In such case, all margins put up by the commission merchants are restored, the contracts surrendered, and the contracts or orders of their undisclosed principals, upon whose instructions they had entered into those contracts, are held in lieu of the contracts so surrendered, each commission merchant being responsible to each of his customers for performance by the other.
The settlements of differences, made by defendants in error on account of Davis & Irwin, were made in pursuance of these customs, but there was no evidence that Davis & Irwin had any actual knowledge of them.
There was evidence also tending to prove that Irwin had no knowledge of the transactions between Davis and the defendants in error until after they had been completed.
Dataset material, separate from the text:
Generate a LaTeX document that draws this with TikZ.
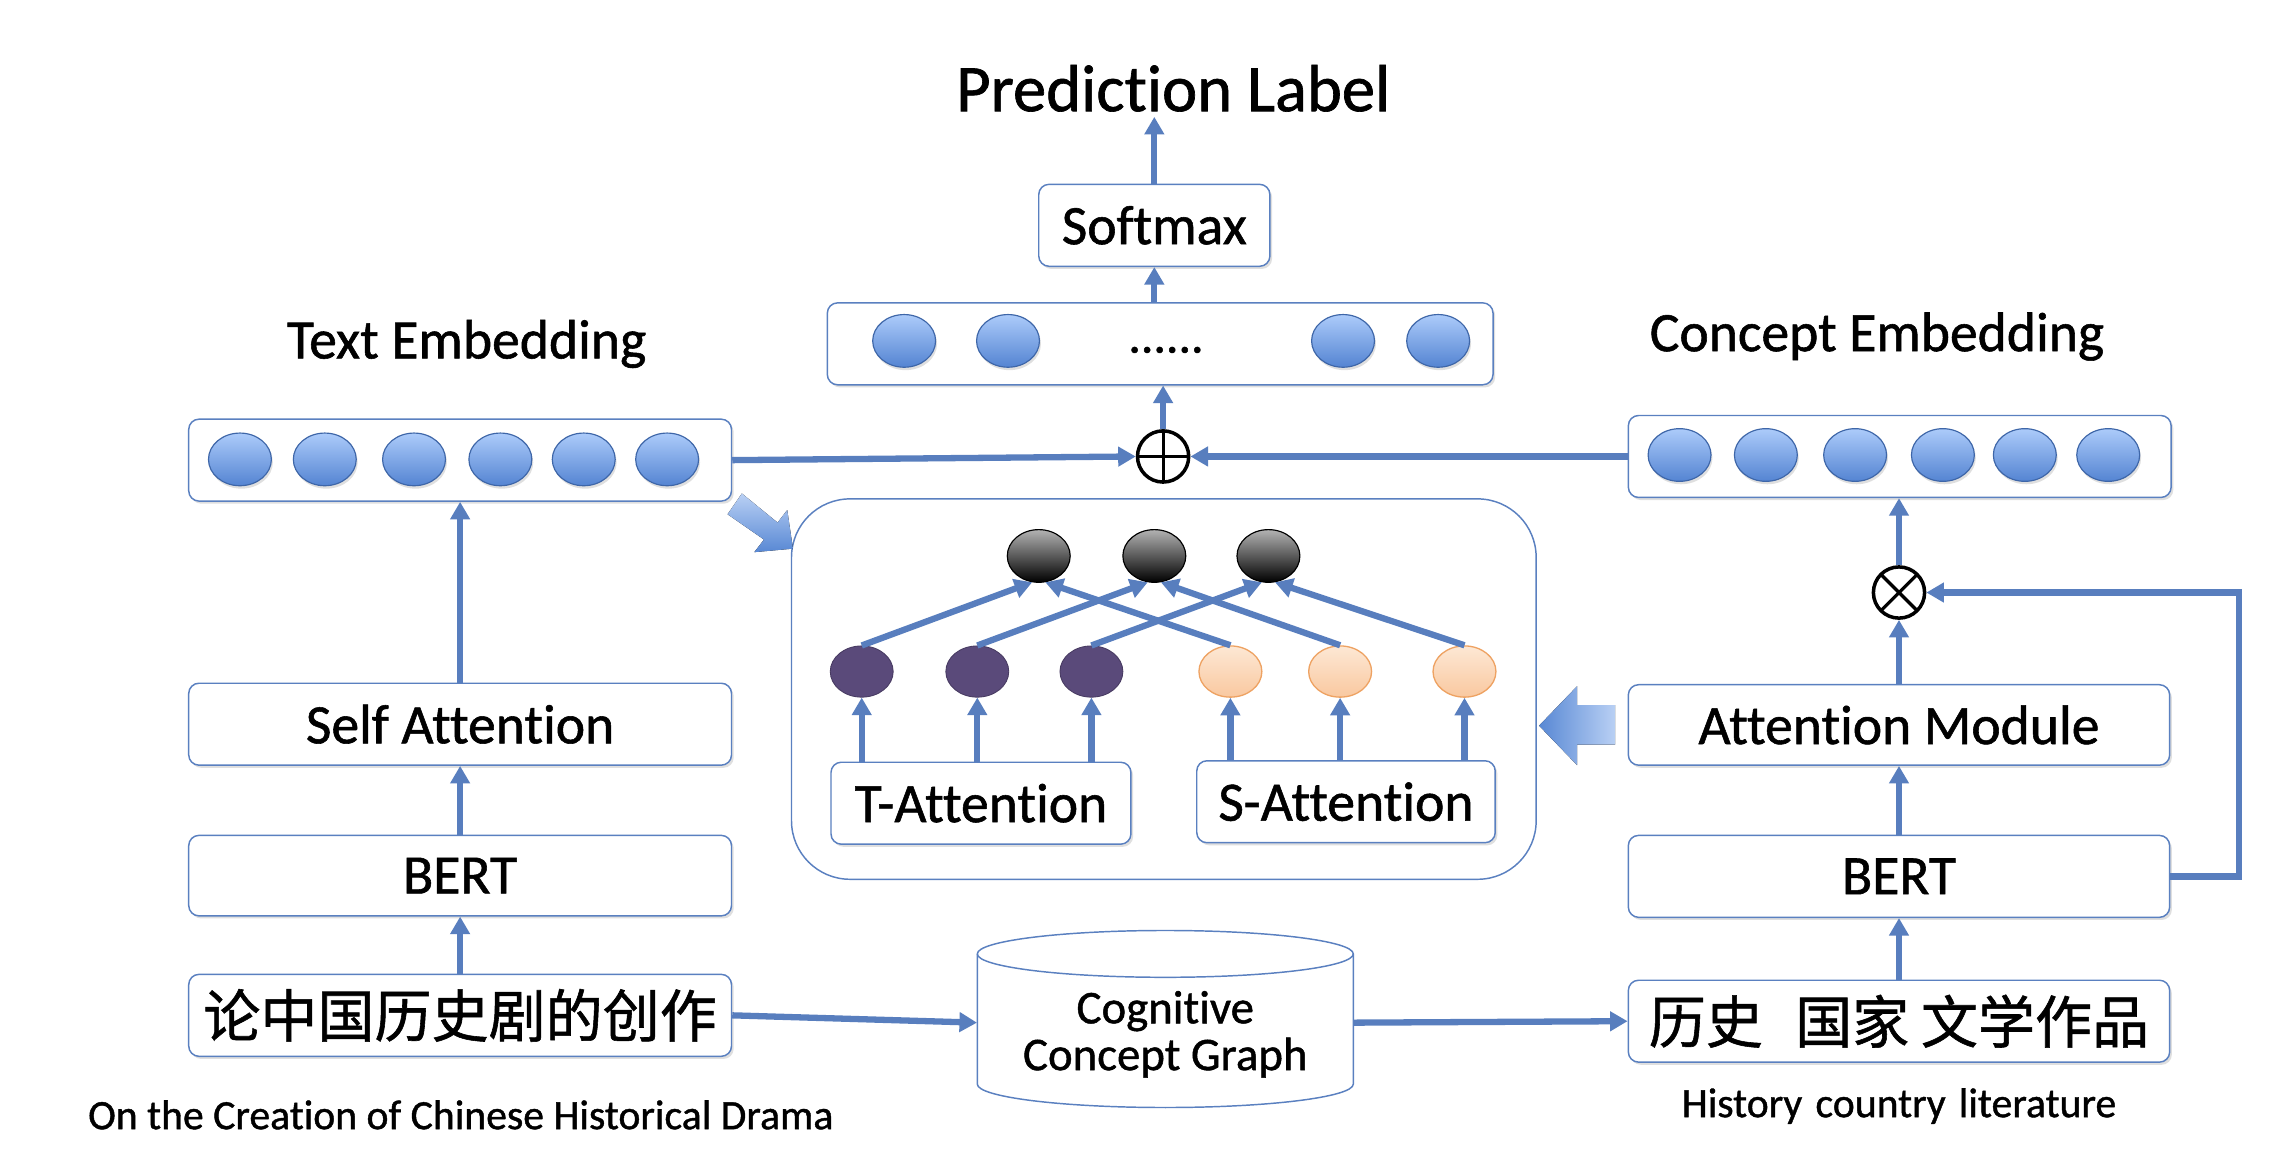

On the trial, it was claimed on behalf of the defendant below that the transactions in question were not authorized by the partnership agreement; that they were not in the regular course of the partnership business, and were not within its apparent scope.
On that point, among other things, the circuit court charged the jury as follows:
"4. If Irwin permitted Davis to hold himself and Irwin out to the world as partners in the business of dealing in grain, he became liable with Davis on contracts for the sale and purchase of grain for future delivery, and in that case it is not material that Irwin should have actual knowledge of particular sales or purchases in the firm name, and if Irwin knew that Davis was holding the firm out as dealers in grain, and did not protest or give public notice to the contrary, he is responsible as partner for all contracts made by Davis in the firm name, within the apparent scope of the business of dealing in grain. If Davis, as partner, did in fact buy and sell grain, and if in his correspondence with customers and others, including the plaintiffs, he employed printed letterheads or cards representing the firm of Irwin & Davis as grain dealers, this was a holding out of that firm as a partnership engaged in that business, and if before and at the time of the dealings with the plaintiffs Irwin knew that the firm was thus held out as grain dealers, he is liable as a partner. If, therefore, you believe from the evidence that Irwin & Davis held themselves out as dealers in grain as well as in flour, and that plaintiffs dealt with Davis, supposing they were dealing with the firm, and in so doing advanced their own money in fulfilling such contracts, you should find for the plaintiffs in whatever sum the evidence may show them to be entitled to on account of such advancements, unless you think the defendant has shown that the transactions between the plaintiffs and Irwin & Davis were gambling transactions."
This was excepted to, and it is now assigned for error.